このような意味では、「悪」として非常にレベルの高いヴィンセントと、「善」としてレベルの低いマックスが出会うところから物語が始まり、最終的には、マックスが自身の「未熟」を徐々に乗り越えることにより、ヴィンセントに勝つという物語です。

「氷の気持ち」とは、非常に「冷徹」な形で「問題解決」を目指す精神性であり、ヴィンセントは金のために人を殺すという「問題解決」を実践し続ける人間です。トム・クルーズの演技はそういった「氷の気持ち」の本質を見事に表現しています。

「火の気持ち」は「愛」を動機に、誰かを「楽しませよう」とする心でもあり、誰かを「守ろう」とする精神性でもあります。マックスは最終的に自らの死のリスクを引き受けながらも、アニーを「守ろう」とするためにヴィンセントと闘います。
 

【『マイアミ・バイス』『ヒート』】

 

この作品を監督した巨匠、マイケル・マン監督は、「男とはどうあるべきか」という点を長年映画を通して伝え続けてきた監督です。そのような意味で、この映画はある「男」が一晩の試練を通して、本当の意味で「男」になったことを描いた映画でもあります。

「愛」が故に大事な人を「守ろう」とするために、敵と「闘う」という「闘いの心(火の気持ち)」は極めて「男性的」な精神性です。マックスを演じたジェイミー・フォックスはその精神への入り口の部分を『コラテラル』を通して我々に教えてくれます。

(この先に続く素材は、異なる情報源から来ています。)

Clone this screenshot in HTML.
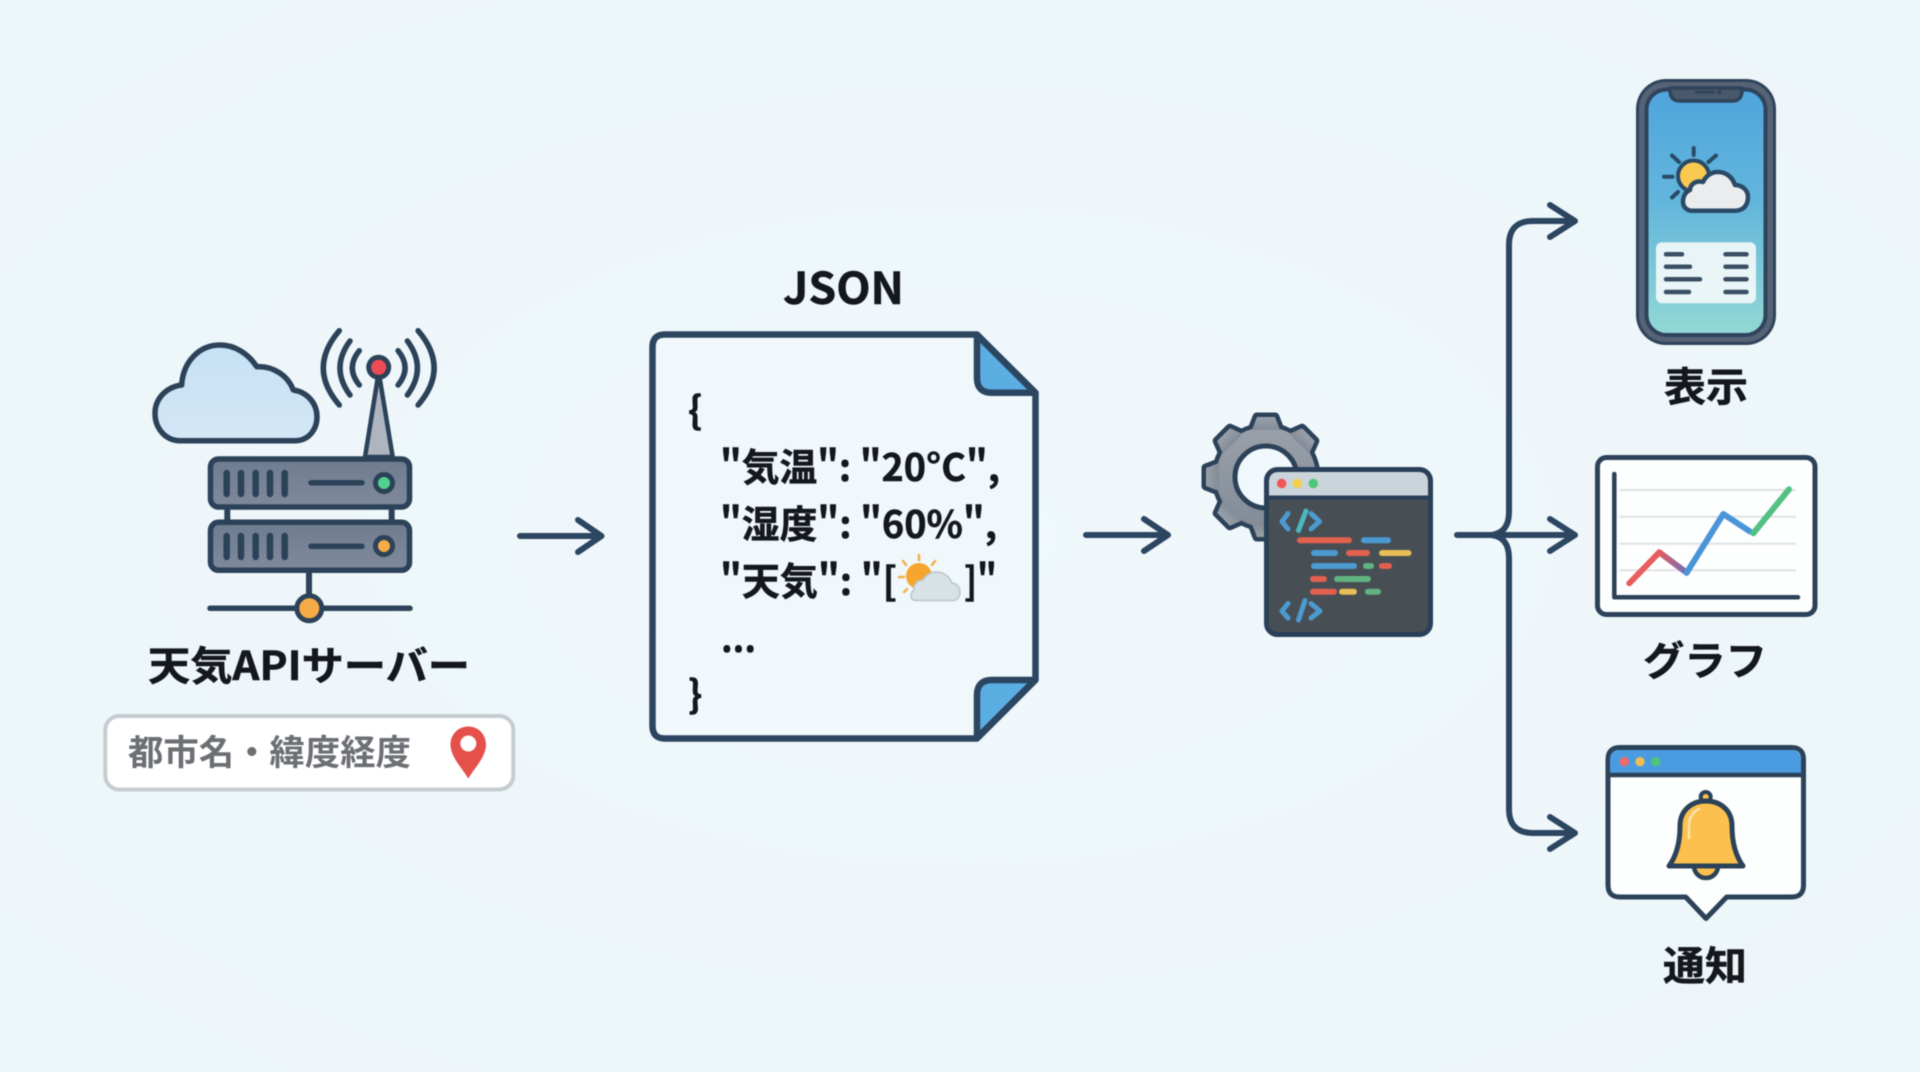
<!DOCTYPE html>
<html lang="ja">
<head>
<meta charset="utf-8">
<title>天気API</title>
<style>
html,body{margin:0;padding:0;width:1920px;height:1072px;overflow:hidden;background:#eff7fa}
svg{display:block;filter:blur(.5px)}
text{font-family:"Liberation Sans","Noto Sans CJK JP",sans-serif}
.n{font-family:"Noto Sans CJK JP","Liberation Sans",sans-serif;font-weight:700;fill:#14171b;stroke:#14171b;stroke-width:.5px}
.c{font-size:38px}
.l{stroke:#2c4561;stroke-width:6;fill:none;stroke-linecap:round;stroke-linejoin:round}
.d{stroke:#2c4259;stroke-width:4.5;stroke-linejoin:round;stroke-linecap:round}
</style>
</head>
<body>
<svg width="1920" height="1072" viewBox="0 0 1920 1072" xmlns="http://www.w3.org/2000/svg">
<defs>
<radialGradient id="bg" cx="50%" cy="50%" r="75%"><stop offset="0" stop-color="#f0f8fc"/><stop offset="1" stop-color="#ecf5f8"/></radialGradient>
<linearGradient id="cl" x1="0" y1="0" x2="0" y2="1"><stop offset="0" stop-color="#c6e1f5"/><stop offset="1" stop-color="#d3e7f6"/></linearGradient>
<linearGradient id="sv" x1="0" y1="0" x2="0" y2="1"><stop offset="0" stop-color="#6f7c90"/><stop offset="1" stop-color="#7f8a9c"/></linearGradient>
<linearGradient id="scr" x1="0" y1="0" x2="0" y2="1"><stop offset="0" stop-color="#4fa5dd"/><stop offset=".45" stop-color="#62b6dc"/><stop offset="1" stop-color="#92d8d5"/></linearGradient>
<linearGradient id="gr" x1="0" y1="0" x2="0" y2="1"><stop offset="0" stop-color="#9aa1aa"/><stop offset="1" stop-color="#838b97"/></linearGradient>
<linearGradient id="rb" x1="1659" y1="0" x2="1687" y2="0" gradientUnits="userSpaceOnUse"><stop offset="0" stop-color="#e25c5c"/><stop offset="1" stop-color="#6f70c0"/></linearGradient>
<g id="gs">
<circle cx="1266" cy="477" r="50"/>
<g id="th"><polygon points="1252,430 1257,417 1275,417 1280,430"/><polygon points="1252,430 1257,417 1275,417 1280,430" transform="rotate(45 1266 477)"/><polygon points="1252,430 1257,417 1275,417 1280,430" transform="rotate(135 1266 477)"/><polygon points="1252,430 1257,417 1275,417 1280,430" transform="rotate(180 1266 477)"/><polygon points="1252,430 1257,417 1275,417 1280,430" transform="rotate(225 1266 477)"/><polygon points="1252,430 1257,417 1275,417 1280,430" transform="rotate(270 1266 477)"/><polygon points="1252,430 1257,417 1275,417 1280,430" transform="rotate(315 1266 477)"/></g>
</g>
</defs>
<rect width="1920" height="1072" fill="url(#bg)"/>

<!-- cloud -->
<path d="M180 440.7H295C309 440.7 317 429 317 417C317 403 307 392 293.3 390C288 376 274 366 256.7 366.7C248 353 234 345 220 345C199 345 183 362 181.7 385C166 387 155 399 155 413.3C155 429 166 440.7 180 440.7Z" fill="url(#cl)" stroke="#2c4259" stroke-width="5.5" stroke-linejoin="round"/>
<!-- antenna -->
<path d="M378.7 372L365 457H392.7Z" fill="#aeb5bf" class="d" stroke-width="5"/>
<circle cx="378.7" cy="367.3" r="10" fill="#ef4b55" stroke="#2c4259" stroke-width="5"/>
<g fill="none" stroke="#2c4259" stroke-width="5.5" stroke-linecap="round">
<path d="M359.3 350.7Q345.3 368 359.3 385"/><path d="M350 341Q330 368 350 395"/><path d="M339.3 330.7Q307.3 368 339.3 405"/>
<path d="M398.1 350.7Q412.1 368 398.1 385"/><path d="M407.4 341Q427.4 368 407.4 395"/><path d="M418.1 330.7Q450.1 368 418.1 405"/>
</g>
<!-- server -->
<path d="M227.3 505V525M391.7 505V525" stroke="#2c4259" stroke-width="6"/>
<rect x="210.5" y="459" width="199" height="48" rx="8" fill="url(#sv)" stroke="#2c4259" stroke-width="5.5"/>
<rect x="210.5" y="522.3" width="199" height="48" rx="8" fill="url(#sv)" stroke="#2c4259" stroke-width="5.5"/>
<g stroke="#2c4259" stroke-width="6.5" stroke-linecap="round">
<path d="M226.7 473V494M241 473V494M255.7 473V494M270 473V494M284.7 473V494M226.7 536V557M241 536V557M255.7 536V557M270 536V557M284.7 536V557"/>
<path d="M311 482.7H362M311 546.3H362" stroke-width="5.5"/>
<path d="M309 572V597" stroke-width="6"/>
<path d="M210 608.3H410" stroke-width="5.5"/>
</g>
<circle cx="384" cy="483" r="8.5" fill="#50d08f" stroke="#2c4259" stroke-width="5"/>
<circle cx="384" cy="546" r="8.5" fill="#f7ab46" stroke="#2c4259" stroke-width="5"/>
<circle cx="309.3" cy="608.3" r="12.5" fill="#f7ab46" stroke="#2c4259" stroke-width="5"/>
<text class="n" x="148" y="680" font-size="40" textLength="322" lengthAdjust="spacingAndGlyphs">天気APIサーバー</text>
<!-- pill -->
<rect x="105.3" y="716" width="408" height="73.5" rx="14" fill="#ffffff" stroke="#c5cdd2" stroke-width="4"/>
<text x="128" y="765" font-size="35" font-weight="700" fill="#6c6f73" textLength="283" lengthAdjust="spacingAndGlyphs" style="font-family:'Noto Sans CJK JP',sans-serif">都市名・緯度経度</text>
<path d="M468.3 778.5C462 768 450.5 757 450.5 744.5C450.5 734 458.5 726.5 468.3 726.5C478 726.5 486 734 486 744.5C486 757 474.5 768 468.3 778.5Z" fill="#e5504b"/>
<circle cx="468.3" cy="743.5" r="8" fill="#fff"/>

<!-- arrows -->
<path class="l" d="M520 536H600M578 520L601.5 536L578 552"/>
<path class="l" d="M1086 535H1166M1144 519L1168 535L1144 551"/>

<!-- JSON doc -->
<text class="n" x="783" y="304" font-size="44" textLength="121" lengthAdjust="spacingAndGlyphs">JSON</text>
<path d="M665 334.5H977L1035.5 392.7V680L977 738.5H665Q652.5 738.5 652.5 726V347Q652.5 334.5 665 334.5Z" fill="#f0f8fc" stroke="#2c4561" stroke-width="6.5" stroke-linejoin="round"/>
<path d="M977 335V378Q977 392.7 992 392.7H1035Z" fill="#5aaee2" stroke="#2c4561" stroke-width="6.5" stroke-linejoin="round"/>
<path d="M1035 680H992Q977 680 977 695V738Z" fill="#5aaee2" stroke="#2c4561" stroke-width="6.5" stroke-linejoin="round"/>
<text class="n c" x="688" y="424">{</text>
<text class="n c" x="720" y="481" textLength="280" lengthAdjust="spacingAndGlyphs">"気温": "20°C",</text>
<text class="n c" x="720" y="538" textLength="277" lengthAdjust="spacingAndGlyphs">"湿度": "60%",</text>
<text class="n c" x="720" y="595" textLength="177" lengthAdjust="spacingAndGlyphs">"天気": "[</text>
<text class="n c" x="964" y="595" textLength="33" lengthAdjust="spacingAndGlyphs">]"</text>
<text class="n c" x="721" y="652" textLength="35" lengthAdjust="spacingAndGlyphs">...</text>
<text class="n c" x="688" y="708">}</text>
<!-- weather emoji -->
<g stroke="#f4b04a" stroke-width="2.5" stroke-linecap="round"><path d="M919 555V560M903 561L906 565M935 561L932 565M899 577H904M904 592L907 589"/></g>
<circle cx="919" cy="576" r="13" fill="#f6a62e"/>
<path d="M917 600.5H953C958 600.5 960 596 960 592C960 587 956 583 952 583C949 575 942 572 936 572C930 572 926 575 923 580C917 580 913 585 914 590C910 593 909 600.5 917 600.5Z" fill="#d8e1e5" stroke="#b9c6cc" stroke-width="1.5"/>

<!-- gear -->
<use href="#gs" fill="#2c4259" stroke="#2c4259" stroke-width="9" stroke-linejoin="round"/>
<use href="#gs" fill="url(#gr)" stroke="#8f969f" stroke-width="0"/>
<circle cx="1266" cy="477" r="31" fill="#f0f8fc" stroke="#2c4259" stroke-width="5"/>
<!-- window -->
<rect x="1266.5" y="469.5" width="164" height="165" rx="11" fill="#474f55" stroke="#2a4058" stroke-width="5"/>
<path d="M1269 496.7V482Q1269 472 1279 472H1418Q1428 472 1428 482V496.7Z" fill="#cbd3db"/>
<path d="M1268 497.5H1429" stroke="#2a4058" stroke-width="4"/>
<circle cx="1281.7" cy="483.5" r="4.7" fill="#f25555"/><circle cx="1297.3" cy="483.5" r="4.7" fill="#f4cf47"/><circle cx="1313.3" cy="483.5" r="4.7" fill="#4cc77a"/>
<g fill="none" stroke-linecap="round" stroke-linejoin="round" stroke-width="5">
<path d="M1288 513.5L1282 521.5L1288 529M1311 513.5L1319.5 521.5L1311 529" stroke="#4b9ad0"/>
<path d="M1306 511L1298.5 530.5" stroke="#4cb8bf"/>
<path d="M1288 603.5L1282 611L1288 618M1311 603.5L1320 611L1311 618M1305 600.5L1298.5 620" stroke="#4b9ad0"/>
</g>
<g stroke-width="6" stroke-linecap="round">
<path d="M1300 540.3H1349M1313 579H1324M1313 591.7H1334M1349 553H1367M1382 566H1389" stroke="#e2604e"/>
<path d="M1364 540.3H1388M1314 553H1335M1314 566H1354" stroke="#4b9ad0"/>
<path d="M1382 553H1408.5M1342 591.7H1354" stroke="#e8be56"/>
<path d="M1366 566H1371M1337 579H1368M1368 591.7H1378" stroke="#62b380"/>
</g>

<!-- bus -->
<path class="l" d="M1457 535H1574M1550 519L1575 535L1550 551"/>
<path class="l" d="M1491 535Q1509 533 1509 512V245Q1509 221 1533 221H1574M1550 205L1575 221L1550 237"/>
<path class="l" d="M1491 535Q1509 537 1509 558V809Q1509 833 1533 833H1574M1550 817L1575 833L1550 849"/>

<!-- phone -->
<rect x="1636" y="79" width="140" height="266" rx="30" fill="#2f445c"/>
<rect x="1639" y="82" width="134" height="260" rx="27" fill="#566375"/>
<rect x="1646.5" y="89.5" width="119" height="245.5" rx="20" fill="url(#scr)" stroke="#2f445c" stroke-width="4"/>
<path d="M1670 88H1742V90Q1742 101 1732 101H1680Q1670 101 1670 90Z" fill="#4a586b" stroke="#2f445c" stroke-width="3.5" stroke-linejoin="round"/>
<path d="M1696 92.3H1714" stroke="#2f445c" stroke-width="2.5" stroke-linecap="round"/><circle cx="1719.3" cy="92.3" r="2" fill="#2f445c"/>
<g stroke="#2a4a66" stroke-width="4" stroke-linecap="round"><path d="M1693.7 148V155M1672 155.5L1679 162M1664 176.7H1672.5M1708.5 162L1716 155.5M1672 197.5L1678 192"/></g>
<circle cx="1693.5" cy="176" r="15.5" fill="#f9c950" stroke="#2a4a66" stroke-width="4"/>
<path d="M1692 210.7H1735C1745 210.7 1748 203 1748 197C1748 190 1742 185 1735 185C1732 176 1725 172 1718 172C1711 172 1706 176 1703 182C1695 180 1690 185 1690 190C1685 192 1683 197 1683 202C1683 207 1687 210.7 1692 210.7Z" fill="#ebeced" stroke="#2a4a66" stroke-width="4.5" stroke-linejoin="round"/>
<rect x="1656" y="242.3" width="100" height="61" rx="6" fill="#f1f7f9" fill-opacity=".93"/>
<g stroke="#3a4f63" stroke-width="4.5" stroke-linecap="round"><path d="M1666 254.3H1682M1666 266.7H1690M1666 279.3H1700M1666 292H1689M1725.5 254.3H1746.5M1725.5 266.7H1746.5M1725.5 279.3H1746.5M1725.5 292H1746.5"/></g>
<text class="n" x="1664" y="401" font-size="40" textLength="84" lengthAdjust="spacingAndGlyphs">表示</text>

<!-- chart -->
<rect x="1597.5" y="457.5" width="217.5" height="157" rx="9" fill="#fdfefe" stroke="#2c4259" stroke-width="5"/>
<path d="M1619.3 490H1796M1619.3 516.7H1796M1619.3 543.7H1796M1619.3 570.3H1796" stroke="#dfe2e4" stroke-width="2"/>
<path d="M1614.3 474V597.3H1798" fill="none" stroke="#2c4259" stroke-width="4.5" stroke-linecap="round" stroke-linejoin="round"/>
<g fill="none" stroke-width="6" stroke-linecap="round" stroke-linejoin="round">
<path d="M1629.3 583.3L1659.3 552.3" stroke="#e85d5d"/>
<path d="M1659.3 552.3L1686.7 572.7" stroke="url(#rb)"/>
<path d="M1686.7 572.7L1723.3 514L1750 531.5" stroke="#4a94d8"/>
<path d="M1753.3 533.3L1789 489.3" stroke="#53c184"/>
</g>
<text class="n" x="1643" y="675" font-size="40" textLength="124" lengthAdjust="spacingAndGlyphs">グラフ</text>

<!-- notification -->
<path d="M1620 747.5H1791.5Q1803.5 747.5 1803.5 759.5V885Q1803.5 897 1791.5 897H1726.7L1706 918.5L1685.7 897H1620Q1608 897 1608 885V759.5Q1608 747.5 1620 747.5Z" fill="#fdfefe" stroke="#2c4259" stroke-width="5" stroke-linejoin="round"/>
<path d="M1610 774V760Q1610 750 1620 750H1791Q1801 750 1801 760V774Z" fill="#4a9be0"/>
<path d="M1608 775H1803.5" stroke="#2c4259" stroke-width="4.5"/>
<circle cx="1624.3" cy="761.7" r="4.7" fill="#f06a6a"/><circle cx="1640" cy="761.7" r="4.7" fill="#f0bd50"/><circle cx="1655.7" cy="761.7" r="4.7" fill="#4fc47a"/>
<circle cx="1705.7" cy="797" r="5" fill="#fbc04e" stroke="#2c4259" stroke-width="4"/>
<path d="M1694 866A12 12 0 0 0 1718 866Z" fill="#fbc04e" stroke="#2c4259" stroke-width="4.5" stroke-linejoin="round"/>
<path d="M1669 866H1743C1735 855 1732 840 1732 826C1732 810 1720 801 1706 801C1692 801 1680 810 1680 826C1680 840 1677 855 1669 866Z" fill="#fbc04e" stroke="#2c4259" stroke-width="5" stroke-linejoin="round"/>
<path d="M1689 838V826C1689 817 1693 812 1699 809" fill="none" stroke="#fde3a8" stroke-width="2.5" stroke-linecap="round"/>
<text class="n" x="1663" y="980" font-size="40" textLength="84" lengthAdjust="spacingAndGlyphs">通知</text>
</svg>
</body>
</html>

そして、ジェイミー・フォックスはマイケル・マン監督が『コラテラル』の後に作った『マイアミ・バイス』において、より「成熟」した「闘いの心(火の気持ち)」を表現しています。ですので、この映画と『マイアミ・バイス』はセットで向き合いたいところがあります。

また、マイケル・マン監督は『ヒート』という映画において、「闘いの心(火の気持ち)」の衝突を素晴らしい形で描いています。「ヒート(heat)」とは「熱」のことを意味しますが、「火の気持ち」を象徴するタイトルです。

ですので、この3本をセットで理解するなら、我々は「闘いの心(火の気持ち)」について理解を深められますし、「男とはどうあるべきか」という「問い」の様々な「答え」を受け取ることがしやすくなります。
 

【最後に】

大きな危機に遭遇した時、その時に我々が心負けなければ、我々人間は一晩で変わることができると思います。しかし、一晩で変わった自分はその後もずっと残り、良い形で変わった自分は、前の自分よりもより良いことを実現していけるはずです。

この映画の最後、マックスは震えるアニーの肩を抱えて歩いて去って行きますが、この描写は「愛」が故に大事な人を「守ろう」とする姿であって、本来の自分に辿り着いたマックスを象徴しています。

「コラテラル」とは日本語で「巻き添え」を意味します。我々のほとんどは影響力のある政治家でもなければ、有名な芸能人でもなければ、マックスのような庶民です。

しかし、そんな庶民もある時突然「コラテラル(巻き添え)」になることがあります。そんな時、今まで経験もしたことのないプレッシャーと向き合わざるを得ない状況を迎えます。そんな時に、どのようにその試練に向き合うべきなのかをこの映画は我々に教えてくれてもいます。